What are the proffered structures that the Masters lack? Chiefly, it appears, they are ecclesiastical. There’s congregationalism, and then there’s presbyterianism. What do these ecclesiastical structures have to offer? We know how precipitate, how impatient, and at the other extreme, how supine congregational government can be, when in accountability mode. This applies even where congregationalists have borrowed from presbyterianism the idea of eldership, which has all the advantages of government by a politburo.

And presbyterianism? To say that presbyterians are ‘fond’ of structures is an exaggeration, I suppose. Yet  procedures can be protracted, as the disciplinary ‘case’ moves ever upwards from the local congregation to the presbytery to the appeal to a general assembly. The custodians are slow in getting their custodial arrangements going. This long-windedness has the effect of transmuting justice delayed into justice denied. For if X is charged with O, then that person immediately comes to be under congregational suspicion regarding O. The glances, the whispers. No smoke without fire. The presumption of innocence until proven guilty becomes, somewhere down the procedural line, the presumption of guilt until innocence is declared. Even the success of a final appeal which delivers a legal innocence may never completely rid the person concerned of the lingering suspicion of guilt. The person’s standing in his congregation is thereafter ruined or severely compromised. Confidentiality? You must be joking! The guards are only human. Perhaps it’s the prospect of such ostracism that led our Saviour to command:

First be reconciled to your brother, and then come and offer your gift. Come to terms quickly  with your accuser while you are  going with him to court, lest your accuser hand you over the judge, and the judge to the guard and you be put in prison. Truly, I say to you, you will never get out until you paid the last penny.

But maybe I’m misapplying the text. Maybe it’s the other way round. The Mega Masters should start the reconciling to their brethren. But things haven’t come to that pass yet, and my hunch is that they are not likely to. For as we noted,  this whole business is a ‘debate’ without debaters,  one hand clapping.

There’s the perennial danger of the pot calling the kettle black.  Or of facing the sharpness of Paul: while you preach against stealing, do you steal?

We see that in order to make a plausible case, the critics of the Mega-church mindset believe and  say that they are not tarred with that mindset themselves. What sort of people are they, the critics? Ordinary pastors, with modest-sized congregations, teaching the word of God faithfully.
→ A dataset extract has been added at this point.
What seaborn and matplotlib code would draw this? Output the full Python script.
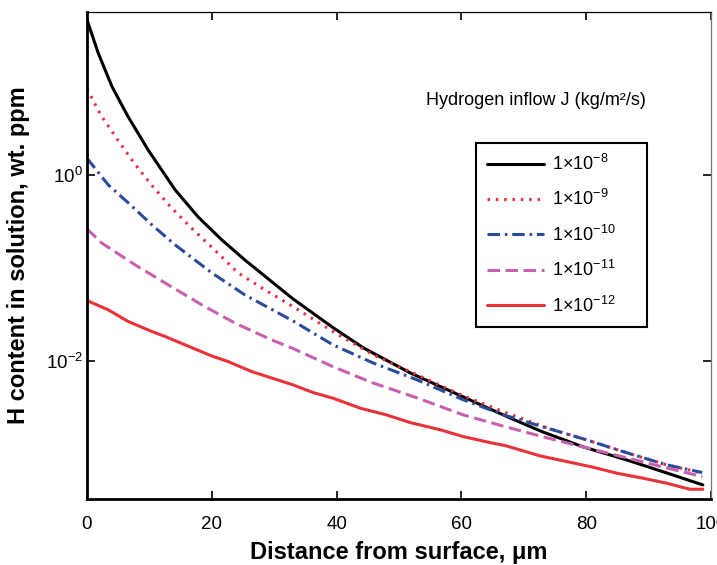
import matplotlib
matplotlib.use("Agg")
import matplotlib.pyplot as plt
import seaborn as sns
import pandas as pd
from matplotlib.ticker import NullLocator, LogFormatterSciNotation

# distance from surface (um) and H content (wt. ppm)
x_j8 = [0, 1.8, 4, 6.6, 9.8, 14.1, 17.8, 21.6, 25.3, 33, 39.5, 44.3, 51.8, 60.3, 67.8, 73, 79.5, 86.5, 92.9, 98.7]
y_j8 = [47.8, 20.9, 9.1, 4.28, 1.88, 0.70, 0.356, 0.201, 0.122, 0.0464, 0.0225, 0.0137, 0.00736, 0.00405,
        0.00240, 0.00170, 0.00117, 0.000845, 0.000612, 0.000454]

x_j9 = [0, 2.2, 4.8, 7.5, 10.4, 13.5, 16.7, 20.1, 24.2, 28.5, 33, 39.4, 45.9, 52.9, 60.3, 67, 73.7, 80.1, 86.5, 92.9, 98.5]
y_j9 = [8.6, 4.5, 2.48, 1.37, 0.776, 0.449, 0.271, 0.165, 0.0885, 0.058, 0.0383, 0.0206, 0.0115, 0.00701,
        0.00416, 0.00276, 0.00188, 0.00139, 0.00101, 0.000748, 0.000612]

x_j10 = [0, 3.4, 6.6, 10.4, 14.1, 20, 25.3, 33, 39.4, 45.8, 52.9, 60.3, 66.8, 73.1, 80.1, 86.5, 92.9, 98.6]
y_j10 = [1.53, 0.789, 0.505, 0.292, 0.178, 0.0885, 0.0512, 0.0268, 0.0148, 0.00945, 0.00619, 0.00377,
         0.00259, 0.00192, 0.00139, 0.00101, 0.000748, 0.000618]

x_j11 = [0, 2.4, 7.7, 13, 18.4, 23.7, 29.6, 33, 39.4, 45.8, 52.9, 60.3, 66.8, 73.1, 80.1, 86.5, 92.9, 98.6]
y_j11 = [0.264, 0.185, 0.108, 0.0658, 0.040, 0.0254, 0.0167, 0.0135, 0.0086, 0.00574, 0.00395, 0.00259,
         0.00195, 0.0015, 0.00114, 0.00089, 0.000693, 0.000559]

x_j12 = [0, 3.4, 6.6, 10.4, 12.5, 15.7, 20, 22.6, 26.4, 33, 36.2, 39.4, 43.8, 48, 51.8, 56.6, 60.3, 64.6,
         67, 72.6, 76.9, 81.1, 84.9, 89.1, 92.9, 96.6, 98.7]
y_j12 = [0.0445, 0.0353, 0.0264, 0.0206, 0.0182, 0.0148, 0.0112, 0.00976, 0.0076, 0.00547, 0.00452, 0.00393,
         0.00306, 0.00259, 0.00214, 0.00179, 0.00151, 0.0013, 0.00121, 0.000935, 0.000811, 0.000706,
         0.000608, 0.000537, 0.000474, 0.000408, 0.000408]

labels = [r"$1{\times}10^{-8}$", r"$1{\times}10^{-9}$", r"$1{\times}10^{-10}$",
          r"$1{\times}10^{-11}$", r"$1{\times}10^{-12}$"]
series = [(x_j8, y_j8), (x_j9, y_j9), (x_j10, y_j10), (x_j11, y_j11), (x_j12, y_j12)]

colors = ["#000000", "#ec2f3a", "#2b4c9c", "#c860b0", "#ea3238"]
# dash patterns in points (scale_dashes off)
styles = ["-", (0, (1.8, 4.2)), (0, (9, 3.5, 1.8, 3.5)), (0, (9, 4)), "-"]

sns.set_style("ticks")
plt.rcParams["font.family"] = ["Liberation Sans", "DejaVu Sans"]
plt.rcParams["mathtext.fontset"] = "custom"
plt.rcParams["mathtext.rm"] = "Liberation Sans"
plt.rcParams["mathtext.it"] = "Liberation Sans:italic"
plt.rcParams["mathtext.bf"] = "Liberation Sans:bold"
plt.rcParams["lines.scale_dashes"] = False
for k in ["text.color", "axes.labelcolor", "xtick.color", "ytick.color", "axes.edgecolor"]:
    plt.rcParams[k] = "black"

fig = plt.figure(figsize=(7.17, 5.65), dpi=100)
ax = fig.add_axes([0.1213, 0.1168, 0.8703, 0.862])

for (xs, ys), lab, c, ls in zip(series, labels, colors, styles):
    df = pd.DataFrame({"x": xs, "y": ys})
    sns.lineplot(data=df, x="x", y="y", ax=ax, color=c, linestyle=ls, linewidth=2.2, label=lab)

ax.set_yscale("log")
ax.set_xlim(0, 100)
ax.set_ylim(3.2e-4, 58)
ax.set_xticks([0, 20, 40, 60, 80, 100])
ax.set_yticks([1, 0.01])
ax.yaxis.set_major_formatter(LogFormatterSciNotation())
ax.yaxis.set_minor_locator(NullLocator())

ax.tick_params(axis="both", direction="in", length=6, width=1.2, labelsize=13.5, top=True, right=True)
ax.tick_params(axis="x", pad=12)
ax.tick_params(axis="y", pad=3)

for side in ["left", "bottom"]:
    ax.spines[side].set_linewidth(2)
ax.spines["top"].set_linewidth(0.9)
ax.spines["right"].set_linewidth(0.9)
ax.spines["right"].set_color("#777777")

ax.set_xlabel("Distance from surface, μm", fontsize=17, fontweight="bold", labelpad=6)
ax.set_ylabel("H content in solution, wt. ppm", fontsize=17, fontweight="bold", labelpad=11)

ax.text(0.72, 0.819, "Hydrogen inflow J (kg/m²/s)", transform=ax.transAxes,
        ha="center", va="center", fontsize=13)

leg = ax.legend(loc="upper left", bbox_to_anchor=(0.623, 0.353, 0.274, 0.378), mode="expand",
                fontsize=13, frameon=True, fancybox=False, handlelength=3.2, labelspacing=0.85,
                borderpad=0.6, handletextpad=0.4, borderaxespad=0)
leg.get_frame().set_edgecolor("black")
leg.get_frame().set_linewidth(1.5)
leg.get_frame().set_alpha(1)

fig.savefig("out.png", dpi=100)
Their message about Mega-structures arises in the course of an expository preaching ministry, at those points when the word of God is being applied to our present cultural circumstances, and never otherwise. The sermons, though they are full of relevant applications, never once mention the preacher, nor his wife and children, nor his home-life, nor which team he supports. The preacher’s tie is always neatly tied. No designer stubble. He knows all his listeners by name and they are regularly visited by the eldership. Ever so ‘umble.

A period of silence may be called for, indicative of the commitment that we are all making to personal restraint, as well as to a certain fatalism

There’s a last thing. We may not know much about the private life of, say Thomas Goodwin, a good thing, but we do know quite a bit about the private life of Paul, of Augustine and Bunyan, and Spurgeon, among others who regularly wrote quite a bit about themselves. Is that a bad thing? And was the Metropolitan Tabernacle not a Mega Church? Westminster Chapel in its hey-day? To whom were Spurgeon or Lloyd-Jones or – going back even further – George Whitfield - accountable?  Maybe  there's a niche in the market for the preparation of a  Michelin Guide to Mega church-dom? A vacation guide on which crowds it is OK to spend Sundays with, and which not?

Or a guide to reading? Examples of wholesome autobiography and worthless or dangerous-to-read specimens?  And instead of dismissing Mega-churches, to offer a distinction between large congregations which are pukka and those which are – shall we say? - sliding. Lloyd-Jones always wore a tie, and a stiff, starched collar, and silk socks. And was evidently something of a control freak. Spurgeon had a full beard, smoked tobacco, and lived like a prince. Were they ‘accountable’? (I can hardly believe I am asking this, but then I did not start this particular ball rolling.)